Charts and diagrams as code
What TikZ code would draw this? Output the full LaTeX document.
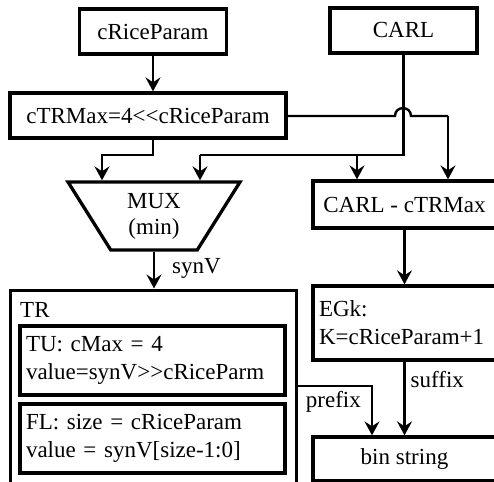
\documentclass[tikz,border=0pt]{standalone}
\usepackage{fontspec}
\setmainfont{Liberation Serif}
\usetikzlibrary{arrows.meta,shapes.geometric,calc}

\tikzset{
  box/.style={draw, line width=3.3pt, rectangle, inner sep=0pt, font=\fontsize{23}{28}\selectfont},
  conn/.style={line width=2.4pt, -{Stealth[length=14pt,width=15pt,inset=5pt]}},
  plain/.style={line width=2.4pt},
  lbl/.style={font=\fontsize{23}{28}\selectfont, inner sep=0pt},
}

\begin{document}
\begin{tikzpicture}[x=1pt,y=-1pt]
  \useasboundingbox (0,0) rectangle (494,481);
  \clip (0,0) rectangle (494,481);

  % inputs
  \node[box, minimum width=147, minimum height=45] (rice) at (153,31.5) {cRiceParam};
  \node[box, minimum width=147, minimum height=45] (carl) at (403.5,30.5) {CARL};

  % shift computation
  \node[box, minimum width=276, minimum height=45] (trmax) at (148,115.5) {cTRMax=4{<}{<}cRiceParam};

  % selector
  \node[draw, line width=3.3pt, trapezium, trapezium angle=60, trapezium stretches=true,
        shape border rotate=180, minimum width=172, minimum height=68, inner sep=0pt,
        align=center, font=\fontsize{23}{26}\selectfont] (mux) at (154,216) {MUX\\(min)};

  % truncated rice binarisation
  \node[box, line width=3pt, minimum width=286, minimum height=240] (tr) at (153,410) {};
  \node[lbl, anchor=base west] (trlabel) at (20,317) {TR};
  \node[box, minimum width=265, minimum height=69, align=left, text width=253, inner xsep=6pt] (tu) at (152.5,360.5)
    {TU: cMax = 4\\value=synV{>}{>}cRiceParm};
  \node[box, minimum width=265, minimum height=69, align=left, text width=253, inner xsep=6pt] (fl) at (152.5,438.5)
    {FL: size = cRiceParam\\value = synV[size-1:0]};

  % right-hand chain
  \node[box, minimum width=183, minimum height=47] (cm) at (404.5,204.5) {CARL - cTRMax};
  \node[box, minimum width=183, minimum height=74, align=left, text width=171, inner xsep=6pt] (egk) at (404.5,323)
    {EGk:\\K=cRiceParam+1};
  \node[box, minimum width=183, minimum height=44] (bin) at (404.5,459) {bin string};

  % junction points
  \coordinate (jl) at (102,155);
  \coordinate (jr) at (200,155);
  \coordinate (jc) at (357,155);
  \coordinate (ja) at (395,116);
  \coordinate (jb) at (411,116);
  \coordinate (jd) at (448,116);
  \coordinate (jp) at (372,386);

  % connectors
  \draw[conn] (rice.south) -- (rice.south |- trmax.north);
  \draw[conn] (rice.south |- trmax.south) |- (jl) -- (jl |- mux.north);
  \draw[plain] (carl.south) -- (carl.south |- jr) -- (jr);
  \draw[conn] (jr) -- (jr |- mux.north);
  \draw[conn] (jc) -- (jc |- cm.north);
  \draw[plain] (trmax.east |- ja) -- (ja) .. controls ($(ja)+(0,-10.5)$) and ($(jb)+(0,-10.5)$) .. (jb) -- (jd);
  \draw[conn] (jd) -- (jd |- cm.north);
  \draw[conn] (mux.south) -- (mux.south |- tr.north)
    node[lbl, pos=0.45, anchor=west, xshift=17pt] {synV};
  \draw[conn] (cm.south) -- (egk.north);
  \draw[conn] (egk.south) -- (bin.north)
    node[lbl, pos=0.24, anchor=west, xshift=5pt] {suffix};
  \draw[conn] (tr.east |- jp) -| (jp |- bin.north);
  \node[lbl, anchor=north east] (pfx) at ($(jp)+(-11,5)$) {prefix};
\end{tikzpicture}
\end{document}
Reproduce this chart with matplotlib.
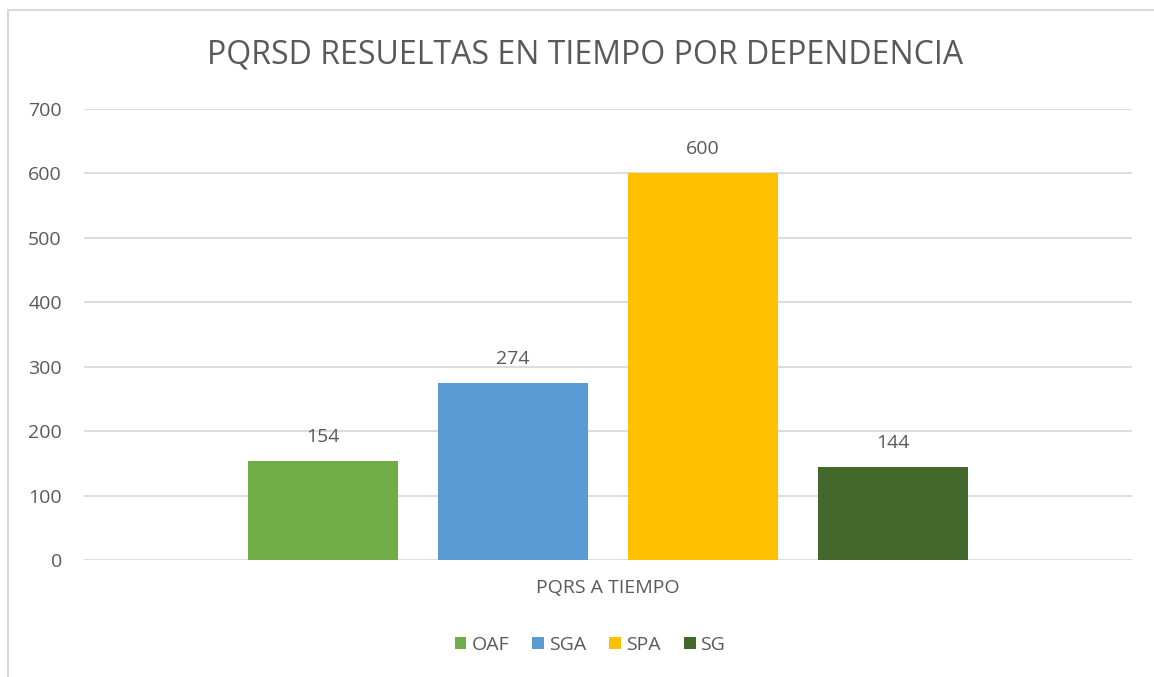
import matplotlib
matplotlib.use("Agg")
from matplotlib import pyplot as plt
from matplotlib.patches import Rectangle
import numpy as np

plt.rcParams["font.family"] = ["Open Sans", "DejaVu Sans"]

categoria = "PQRS A TIEMPO"
dependencias = ["OAF", "SGA", "SPA", "SG"]
valores = [154, 274, 600, 144]
colores = ["#70AD47", "#5B9BD5", "#FFC000", "#43682B"]

W, H = 1154, 677
fig = plt.figure(figsize=(W / 100, H / 100), dpi=100)
ax = fig.add_axes([84 / W, (H - 560) / H, (1132 - 84) / W, (560 - 109) / H])

# marco del area del grafico
fig.patches.append(Rectangle((8 / W, -0.1), 1.2, (H - 10) / H + 0.1, transform=fig.transFigure,
                             fill=False, edgecolor="#D9D9D9", linewidth=1.5))

ancho = 150 / 1048
paso = 190 / 1048
for i, (dep, v, c) in enumerate(zip(dependencias, valores, colores)):
    x = (i - 1.5) * paso
    ax.bar(x, v, width=ancho, color=c, label=dep, zorder=3)
    ax.annotate(str(v), (x, v), xytext=(0, 11), textcoords="offset points",
                ha="center", va="bottom", fontsize=14, color="#595959")

ax.set_xlim(-0.5, 0.5)
ax.set_ylim(0, 700)
ax.set_yticks(np.arange(0, 701, 100))
ax.yaxis.grid(True, color="#D9D9D9", linewidth=1.3, zorder=0)
ax.set_xticks([0])
ax.set_xticklabels([categoria])
ax.tick_params(axis="both", length=0, labelsize=14, labelcolor="#595959")
ax.tick_params(axis="y", pad=16)
ax.tick_params(axis="x", pad=14)
for s in ax.spines.values():
    s.set_visible(False)

fig.text(585 / W, 1 - 55 / H, "PQRSD RESUELTAS EN TIEMPO POR DEPENDENCIA",
         ha="center", va="center", fontsize=23, color="#595959")

fig.legend(loc="center", bbox_to_anchor=(590 / W, 1 - 645 / H), ncol=4, frameon=False,
           fontsize=14, labelcolor="#595959", handlelength=0.6, handleheight=0.6,
           handletextpad=0.25, columnspacing=1.2)

fig.savefig("out.png", dpi=100, facecolor="white")
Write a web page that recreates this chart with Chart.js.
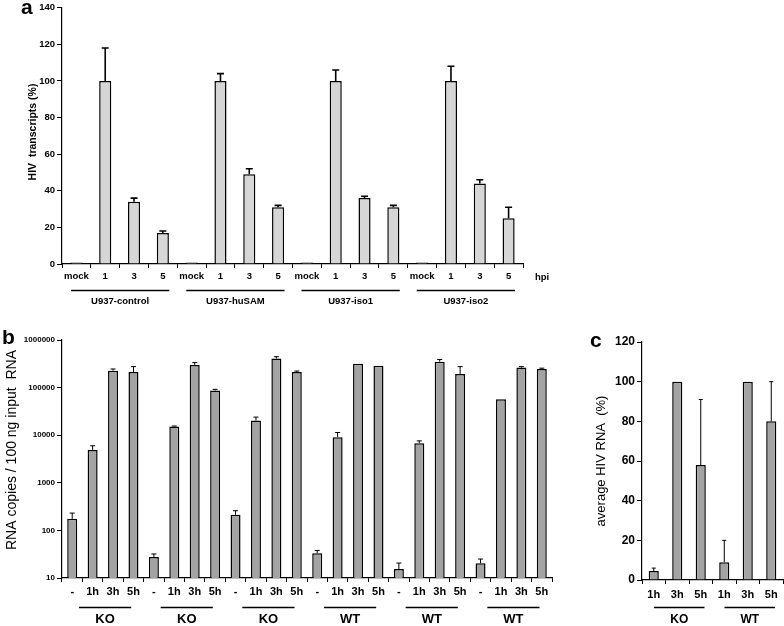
<!DOCTYPE html>
<html>
<head>
<meta charset="utf-8">
<script src="https://cdn.jsdelivr.net/npm/chart.js@4.4.0/dist/chart.umd.min.js"></script>
<style>
  body { margin: 0; background: #fff; width: 784px; height: 626px; overflow: hidden; position: relative; }
  canvas { position: absolute; }
</style>
</head>
<body>
<canvas id="chartA" width="600" height="320" style="left:0px;top:0px"></canvas>
<canvas id="chartB" width="590" height="296" style="left:0px;top:330px"></canvas>
<canvas id="chartC" width="194" height="296" style="left:590px;top:330px"></canvas>
<script>
// panel a - HIV transcripts (%)
const aLabels = ['mock', '1', '3', '5', 'mock', '1', '3', '5', 'mock', '1', '3', '5', 'mock', '1', '3', '5'];
const aGroups = ['U937-control', 'U937-huSAM', 'U937-iso1', 'U937-iso2'];
const aValues = [0.8, 100, 34, 17, 0.8, 100, 49, 31, 0.8, 100, 36, 31, 0.8, 100, 44, 25];
const aErrTop = [null, 118, 36, 18, null, 104, 52, 32, null, 106, 37, 32, null, 108, 46, 31];
const aTicks = [0, 20, 40, 60, 80, 100, 120, 140];

// panel b - RNA copies / 100 ng input RNA
const bLabels = ['-', '1h', '3h', '5h', '-', '1h', '3h', '5h', '-', '1h', '3h', '5h',
                 '-', '1h', '3h', '5h', '-', '1h', '3h', '5h', '-', '1h', '3h', '5h'];
const bGroups = ['KO', 'KO', 'KO', 'WT', 'WT', 'WT'];
const bValues = [176, 4900, 227000, 213000, 27.6, 15200, 300000, 87000, 213, 20300, 407000, 213000,
                 33, 9100, 318000, 289000, 15.4, 6800, 351000, 194000, 20.3, 56900, 263000, 246000];
const bErrTop = [231, 6000, 246000, 276000, 32, 15600, 335000, 92000, 259, 24000, 446000, 223000,
                 38, 11400, null, null, 20.6, 7600, 390000, 276000, 25, null, 276000, 256000];
const bTicks = [10, 100, 1000, 10000, 100000, 1000000];

// panel c - average HIV RNA (%)
const cLabels = ['1h', '3h', '5h', '1h', '3h', '5h'];
const cGroups = ['KO', 'WT'];
const cValues = [4.5, 100, 58, 9, 100, 80];
const cErrTop = [6, null, 91, 20, null, 100];
const cTicks = [0, 20, 40, 60, 80, 100, 120];

Chart.defaults.font.family = '"Liberation Sans", Arial, sans-serif';
Chart.defaults.color = '#000';
Chart.defaults.animation = false;

// error bars, group underlines, axis titles and panel letters
const decor = {
  id: 'decor',
  afterDatasetsDraw(chart, args, o) {
    const ctx = chart.ctx, xs = chart.scales.x, ys = chart.scales.y;
    const vals = chart.data.datasets[0].data;
    ctx.save();
    ctx.strokeStyle = '#000';
    ctx.lineWidth = o.errWidth;
    o.errors.forEach((e, i) => {
      if (e == null) return;
      const px = xs.getPixelForValue(i);
      const y0 = ys.getPixelForValue(vals[i]);
      const y1 = ys.getPixelForValue(e);
      ctx.beginPath();
      ctx.moveTo(px, y0);
      ctx.lineTo(px, y1);
      ctx.moveTo(px - o.cap, y1);
      ctx.lineTo(px + o.cap, y1);
      ctx.stroke();
    });
    ctx.restore();
  },
  afterDraw(chart, args, o) {
    const ctx = chart.ctx, xs = chart.scales.x;
    const n = chart.data.labels.length, w = xs.width / n;
    ctx.save();
    ctx.fillStyle = '#000';
    ctx.strokeStyle = '#000';
    ctx.lineWidth = 1.3;
    ctx.textAlign = 'center';
    ctx.textBaseline = 'middle';
    ctx.font = o.groupFont;
    o.groups.forEach((g, k) => {
      const l = xs.left + k * o.size * w + o.insetL;
      const r = xs.left + (k + 1) * o.size * w - o.insetR;
      ctx.beginPath();
      ctx.moveTo(l, o.lineY);
      ctx.lineTo(r, o.lineY);
      ctx.stroke();
      ctx.fillText(g, (l + r) / 2, o.textY);
    });
    // panel letter
    ctx.font = 'bold 21px "Liberation Sans", Arial, sans-serif';
    ctx.textAlign = 'left';
    ctx.textBaseline = 'alphabetic';
    ctx.fillText(o.letter[0], o.letter[1], o.letter[2]);
    // extra text (hpi)
    if (o.extra) {
      ctx.font = o.extra[3];
      ctx.textBaseline = 'middle';
      ctx.fillText(o.extra[0], o.extra[1], o.extra[2]);
    }
    // rotated y title
    ctx.translate(o.title[1], o.title[2]);
    ctx.rotate(-Math.PI / 2);
    ctx.font = o.title[3];
    ctx.textAlign = 'center';
    ctx.textBaseline = 'middle';
    ctx.fillText(o.title[0], 0, 0);
    ctx.restore();
  }
};

function axes(yOpts, tickFont, xFont, yWidth, xHeight, xPad) {
  return {
    x: {
      grid: { offset: true, drawOnChartArea: false, tickLength: 4, color: '#000', lineWidth: 1 },
      border: { color: '#000', width: 1.2 },
      ticks: { font: xFont, padding: xPad, maxRotation: 0, autoSkip: false },
      afterFit(s) { s.height = xHeight; }
    },
    y: Object.assign({
      grid: { drawOnChartArea: false, tickLength: 5, color: '#000', lineWidth: 1 },
      border: { color: '#000', width: 1.2 },
      afterFit(s) { s.width = yWidth; }
    }, yOpts, { ticks: Object.assign({ font: tickFont, padding: 2, autoSkip: false }, yOpts.ticks) })
  };
}

new Chart(document.getElementById('chartA'), {
  type: 'bar',
  data: {
    labels: aLabels,
    datasets: [{
      data: aValues,
      backgroundColor: '#d6d6d6',
      borderColor: '#000',
      borderWidth: 1.5,
      barPercentage: 0.42,
      categoryPercentage: 1
    }]
  },
  options: {
    responsive: false,
    layout: { autoPadding: false, padding: { left: 0, top: 5, right: 77, bottom: 0 } },
    plugins: {
      legend: { display: false },
      tooltip: { enabled: false },
      decor: {
        errors: aErrTop, errWidth: 1.6, cap: 3.5,
        groups: aGroups, size: 4, insetL: 9, insetR: 8, lineY: 290.5, textY: 301.5,
        groupFont: 'bold 9.5px "Liberation Sans", Arial, sans-serif',
        letter: ['a', 21, 14],
        extra: ['hpi', 535, 277, 'bold 9.5px "Liberation Sans", Arial, sans-serif'],
        title: ['HIV  transcripts (%)', 33, 132, 'bold 10.5px "Liberation Sans", Arial, sans-serif']
      }
    },
    scales: axes({
      min: 0, max: 140,
      afterBuildTicks(s) { s.ticks = aTicks.map(v => ({ value: v })); }
    }, { size: 9.5, weight: 'bold' }, { size: 9.5, weight: 'bold' }, 62, 56, 3)
  },
  plugins: [decor]
});

new Chart(document.getElementById('chartB'), {
  type: 'bar',
  data: {
    labels: bLabels,
    datasets: [{
      data: bValues,
      backgroundColor: '#a3a3a3',
      borderColor: '#000',
      borderWidth: 1.5,
      barPercentage: 0.49,
      categoryPercentage: 1
    }]
  },
  options: {
    responsive: false,
    layout: { autoPadding: false, padding: { left: 0, top: 10, right: 38, bottom: 0 } },
    plugins: {
      legend: { display: false },
      tooltip: { enabled: false },
      decor: {
        errors: bErrTop, errWidth: 1, cap: 2.5,
        groups: bGroups, size: 4, insetL: 17, insetR: 12.5, lineY: 277.5, textY: 289.5,
        groupFont: 'bold 13px "Liberation Sans", Arial, sans-serif',
        letter: ['b', 2, 14],
        title: ['RNA copies / 100 ng input  RNA', 12, 120, '14px "Liberation Sans", Arial, sans-serif']
      }
    },
    scales: axes({
      type: 'logarithmic', min: 10, max: 1000000,
      afterBuildTicks(s) { s.ticks = bTicks.map(v => ({ value: v })); },
      ticks: { callback: v => String(v) }
    }, { size: 8, weight: 'bold' }, { size: 11, weight: 'bold' }, 62, 48, 3)
  },
  plugins: [decor]
});

new Chart(document.getElementById('chartC'), {
  type: 'bar',
  data: {
    labels: cLabels,
    datasets: [{
      data: cValues,
      backgroundColor: '#a3a3a3',
      borderColor: '#000',
      borderWidth: 1.5,
      barPercentage: 0.43,
      categoryPercentage: 1
    }]
  },
  options: {
    responsive: false,
    layout: { autoPadding: false, padding: { left: 0, top: 12, right: 1, bottom: 0 } },
    plugins: {
      legend: { display: false },
      tooltip: { enabled: false },
      decor: {
        errors: cErrTop, errWidth: 1, cap: 2,
        groups: cGroups, size: 3, insetL: 12, insetR: 8, lineY: 277.5, textY: 289.5,
        groupFont: 'bold 12px "Liberation Sans", Arial, sans-serif',
        letter: ['c', 0, 17],
        title: ['average HIV RNA  (%)', 11, 131, '13px "Liberation Sans", Arial, sans-serif']
      }
    },
    scales: axes({
      min: 0, max: 120,
      afterBuildTicks(s) { s.ticks = cTicks.map(v => ({ value: v })); }
    }, { size: 12, weight: 'bold' }, { size: 11, weight: 'bold' }, 52, 46, 4)
  },
  plugins: [decor]
});
</script>
</body>
</html>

SET TASK: Return the material line for line, from its beginning to the line that contains "width=183, minimum height=44]", with the pictures left out.

TASK RESPONSE:
What TikZ code would draw this? Output the full LaTeX document.
\documentclass[tikz,border=0pt]{standalone}
\usepackage{fontspec}
\setmainfont{Liberation Serif}
\usetikzlibrary{arrows.meta,shapes.geometric,calc}

\tikzset{
  box/.style={draw, line width=3.3pt, rectangle, inner sep=0pt, font=\fontsize{23}{28}\selectfont},
  conn/.style={line width=2.4pt, -{Stealth[length=14pt,width=15pt,inset=5pt]}},
  plain/.style={line width=2.4pt},
  lbl/.style={font=\fontsize{23}{28}\selectfont, inner sep=0pt},
}

\begin{document}
\begin{tikzpicture}[x=1pt,y=-1pt]
  \useasboundingbox (0,0) rectangle (494,481);
  \clip (0,0) rectangle (494,481);

  % inputs
  \node[box, minimum width=147, minimum height=45] (rice) at (153,31.5) {cRiceParam};
  \node[box, minimum width=147, minimum height=45] (carl) at (403.5,30.5) {CARL};

  % shift computation
  \node[box, minimum width=276, minimum height=45] (trmax) at (148,115.5) {cTRMax=4{<}{<}cRiceParam};

  % selector
  \node[draw, line width=3.3pt, trapezium, trapezium angle=60, trapezium stretches=true,
        shape border rotate=180, minimum width=172, minimum height=68, inner sep=0pt,
        align=center, font=\fontsize{23}{26}\selectfont] (mux) at (154,216) {MUX\\(min)};

  % truncated rice binarisation
  \node[box, line width=3pt, minimum width=286, minimum height=240] (tr) at (153,410) {};
  \node[lbl, anchor=base west] (trlabel) at (20,317) {TR};
  \node[box, minimum width=265, minimum height=69, align=left, text width=253, inner xsep=6pt] (tu) at (152.5,360.5)
    {TU: cMax = 4\\value=synV{>}{>}cRiceParm};
  \node[box, minimum width=265, minimum height=69, align=left, text width=253, inner xsep=6pt] (fl) at (152.5,438.5)
    {FL: size = cRiceParam\\value = synV[size-1:0]};

  % right-hand chain
  \node[box, minimum width=183, minimum height=47] (cm) at (404.5,204.5) {CARL - cTRMax};
  \node[box, minimum width=183, minimum height=74, align=left, text width=171, inner xsep=6pt] (egk) at (404.5,323)
    {EGk:\\K=cRiceParam+1};
  \node[box, minimum width=183, minimum height=44] (bin) at (404.5,459) {bin string};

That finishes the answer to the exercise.